4. Suppose that userStep = nd.Reuse({b: nd.New(2), c: New({d: nd.or(nd.Reuse(), nd.Reuse("..", "b"))})}); is the edit action associated to this transformation. It encodes two possibilities: Either the 1 came from wrapping the field "c" (more likely) or was simply cloned from the field "b". "nd" stands for "non-deterministic", i.e. we can offer multiple variants. Using "nd" only makes sense for user steps.

We are interested to replicate the user step but on the program level. This library enables it in the following way:

var program1 = {a: 1};
var {Reuse, New, apply, backpropagate, nd, up} = bam;
var evalStep = New({b: Reuse("a"), c: Reuse("a")});
var output1 = apply(evalStep, program1);

console.log(output1);       // Displays: {b: 1, c: 1}

var userStep = nd.Reuse({b: nd.New(2), c: nd.New({d: nd.or(nd.Reuse(), nd.Reuse("..", "b"))})});
var output2 = nd.apply(userStep, output1); // Applies the first variant.

console.log(output2);       // Displays: {b: 2, c: {d: 1}}

var userStepOnProgram = backpropagate(evalStep, userStep);

console.log(userStepOnProgram);
                            // Displays: nd.Reuse({a: nd.New({d: nd.New(2)})})

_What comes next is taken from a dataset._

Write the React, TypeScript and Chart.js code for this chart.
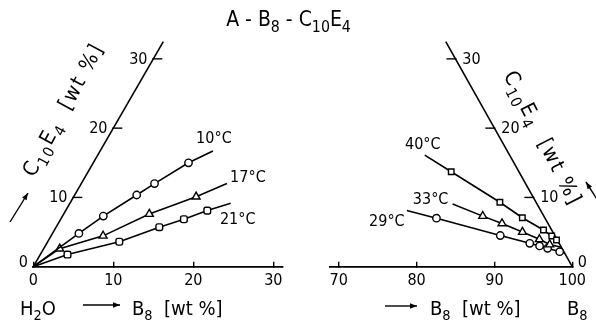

var program2 = nd.apply(userStepOnProgram, program1);

console.log(program2);      // Displays: Reuse({a: {d: 2}})

var output3 = apply(evalStep, program2); // You'd run the evaluator instead, in case some conditions changes...

console.log(output3);       // Displays: {b: {d: 2}, c: {d: 2}}

This concludes a basic illustration of this API.